CHALLENGE:
Only the lines from the beginning of the entries through the one with "(benA3) at (339,105.3)" should be written out, please, exactly and without any pictures.

:::::

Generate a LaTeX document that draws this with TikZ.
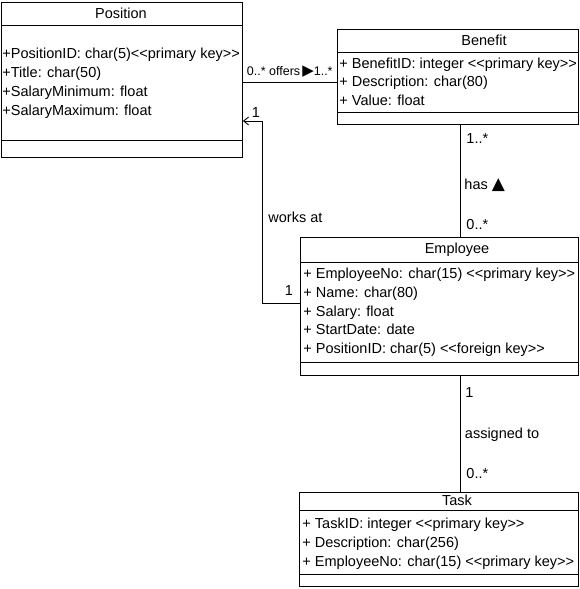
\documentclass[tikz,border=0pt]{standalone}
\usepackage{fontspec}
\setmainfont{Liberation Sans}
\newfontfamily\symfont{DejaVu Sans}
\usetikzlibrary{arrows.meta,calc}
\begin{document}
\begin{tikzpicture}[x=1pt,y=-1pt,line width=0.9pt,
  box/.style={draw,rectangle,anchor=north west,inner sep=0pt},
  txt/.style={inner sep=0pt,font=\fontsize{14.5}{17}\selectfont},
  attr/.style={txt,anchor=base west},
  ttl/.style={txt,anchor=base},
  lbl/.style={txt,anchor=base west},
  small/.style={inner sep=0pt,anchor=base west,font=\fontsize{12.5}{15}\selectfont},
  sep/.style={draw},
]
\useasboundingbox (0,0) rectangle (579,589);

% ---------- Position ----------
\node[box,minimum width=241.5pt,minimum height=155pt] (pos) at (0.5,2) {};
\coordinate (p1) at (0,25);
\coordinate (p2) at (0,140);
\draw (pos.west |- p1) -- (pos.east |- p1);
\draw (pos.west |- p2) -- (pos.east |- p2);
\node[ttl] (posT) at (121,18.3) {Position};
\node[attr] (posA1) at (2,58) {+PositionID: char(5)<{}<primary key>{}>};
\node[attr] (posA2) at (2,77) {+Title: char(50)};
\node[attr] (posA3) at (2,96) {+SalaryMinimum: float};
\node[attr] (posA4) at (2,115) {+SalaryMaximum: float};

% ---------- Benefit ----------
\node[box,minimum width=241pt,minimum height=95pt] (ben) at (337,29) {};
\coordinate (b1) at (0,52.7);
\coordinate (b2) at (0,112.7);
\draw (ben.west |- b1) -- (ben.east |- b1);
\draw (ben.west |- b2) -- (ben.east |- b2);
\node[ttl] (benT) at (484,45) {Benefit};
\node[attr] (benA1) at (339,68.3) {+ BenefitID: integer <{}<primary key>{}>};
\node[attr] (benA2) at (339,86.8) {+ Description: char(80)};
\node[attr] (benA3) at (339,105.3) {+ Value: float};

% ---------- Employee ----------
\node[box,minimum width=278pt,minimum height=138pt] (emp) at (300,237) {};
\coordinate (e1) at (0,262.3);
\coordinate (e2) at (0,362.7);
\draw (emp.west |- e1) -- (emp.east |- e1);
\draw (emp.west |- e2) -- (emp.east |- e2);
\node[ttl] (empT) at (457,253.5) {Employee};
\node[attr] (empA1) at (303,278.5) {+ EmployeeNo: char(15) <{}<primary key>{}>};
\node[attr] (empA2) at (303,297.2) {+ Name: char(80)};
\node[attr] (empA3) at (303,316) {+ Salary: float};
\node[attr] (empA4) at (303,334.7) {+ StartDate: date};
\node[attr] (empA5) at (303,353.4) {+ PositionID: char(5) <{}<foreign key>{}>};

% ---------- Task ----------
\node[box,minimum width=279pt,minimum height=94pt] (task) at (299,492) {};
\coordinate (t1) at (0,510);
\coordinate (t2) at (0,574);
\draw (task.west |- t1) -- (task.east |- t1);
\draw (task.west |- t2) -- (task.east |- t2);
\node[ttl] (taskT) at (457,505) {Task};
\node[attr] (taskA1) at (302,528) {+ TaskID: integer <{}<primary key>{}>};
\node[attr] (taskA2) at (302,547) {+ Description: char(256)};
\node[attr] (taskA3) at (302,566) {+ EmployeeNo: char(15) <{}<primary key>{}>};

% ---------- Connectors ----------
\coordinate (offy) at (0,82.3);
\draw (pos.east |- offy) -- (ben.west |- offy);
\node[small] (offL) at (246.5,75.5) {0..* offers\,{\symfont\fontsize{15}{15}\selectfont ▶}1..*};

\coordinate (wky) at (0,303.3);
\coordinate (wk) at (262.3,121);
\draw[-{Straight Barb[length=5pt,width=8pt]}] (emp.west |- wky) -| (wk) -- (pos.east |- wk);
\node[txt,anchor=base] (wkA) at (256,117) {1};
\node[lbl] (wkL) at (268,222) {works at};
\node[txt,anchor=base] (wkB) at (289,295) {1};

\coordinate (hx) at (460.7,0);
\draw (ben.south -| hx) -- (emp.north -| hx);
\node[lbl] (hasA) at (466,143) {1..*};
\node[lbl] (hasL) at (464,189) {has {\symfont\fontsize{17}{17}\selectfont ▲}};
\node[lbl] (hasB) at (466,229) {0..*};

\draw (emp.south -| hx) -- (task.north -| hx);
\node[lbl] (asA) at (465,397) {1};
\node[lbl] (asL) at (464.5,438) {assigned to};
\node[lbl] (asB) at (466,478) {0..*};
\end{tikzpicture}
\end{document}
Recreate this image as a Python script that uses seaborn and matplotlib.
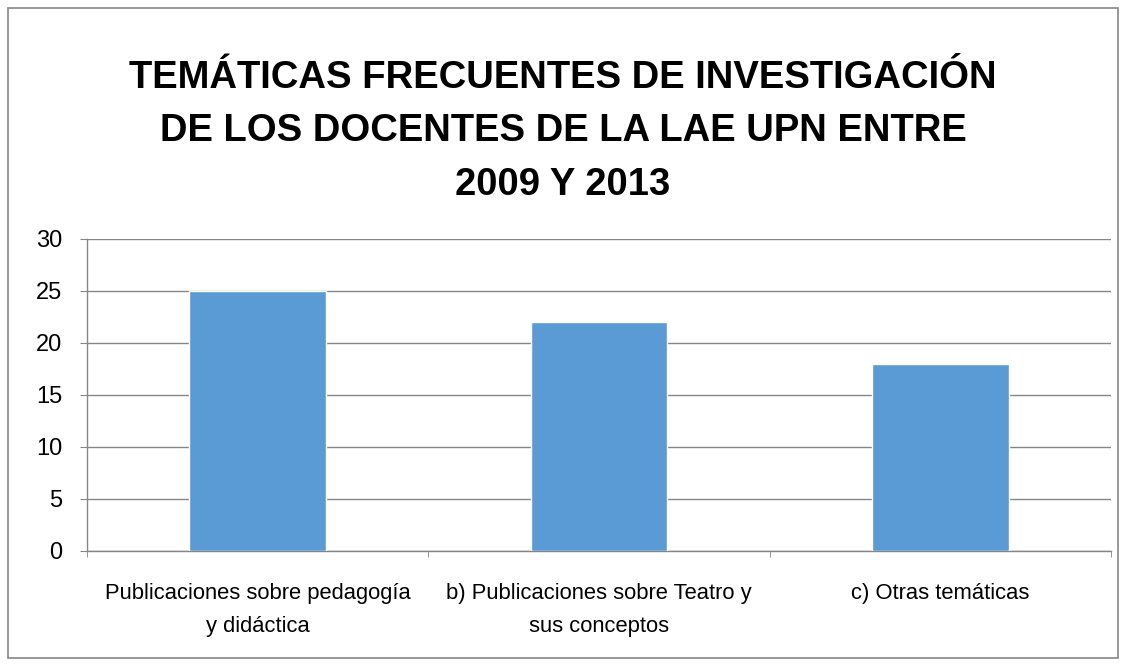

:::::

RESPONSE:
Generate a LaTeX document that draws this with TikZ.
\documentclass[tikz,border=0pt]{standalone}
\usepackage{fontspec}
\setmainfont{Liberation Sans}
\newfontfamily\symfont{DejaVu Sans}
\usetikzlibrary{arrows.meta,calc}
\begin{document}
\begin{tikzpicture}[x=1pt,y=-1pt,line width=0.9pt,
  box/.style={draw,rectangle,anchor=north west,inner sep=0pt},
  txt/.style={inner sep=0pt,font=\fontsize{14.5}{17}\selectfont},
  attr/.style={txt,anchor=base west},
  ttl/.style={txt,anchor=base},
  lbl/.style={txt,anchor=base west},
  small/.style={inner sep=0pt,anchor=base west,font=\fontsize{12.5}{15}\selectfont},
  sep/.style={draw},
]
\useasboundingbox (0,0) rectangle (579,589);

% ---------- Position ----------
\node[box,minimum width=241.5pt,minimum height=155pt] (pos) at (0.5,2) {};
\coordinate (p1) at (0,25);
\coordinate (p2) at (0,140);
\draw (pos.west |- p1) -- (pos.east |- p1);
\draw (pos.west |- p2) -- (pos.east |- p2);
\node[ttl] (posT) at (121,18.3) {Position};
\node[attr] (posA1) at (2,58) {+PositionID: char(5)<{}<primary key>{}>};
\node[attr] (posA2) at (2,77) {+Title: char(50)};
\node[attr] (posA3) at (2,96) {+SalaryMinimum: float};
\node[attr] (posA4) at (2,115) {+SalaryMaximum: float};

% ---------- Benefit ----------
\node[box,minimum width=241pt,minimum height=95pt] (ben) at (337,29) {};
\coordinate (b1) at (0,52.7);
\coordinate (b2) at (0,112.7);
\draw (ben.west |- b1) -- (ben.east |- b1);
\draw (ben.west |- b2) -- (ben.east |- b2);
\node[ttl] (benT) at (484,45) {Benefit};
\node[attr] (benA1) at (339,68.3) {+ BenefitID: integer <{}<primary key>{}>};
\node[attr] (benA2) at (339,86.8) {+ Description: char(80)};
\node[attr] (benA3) at (339,105.3) {+ Value: float};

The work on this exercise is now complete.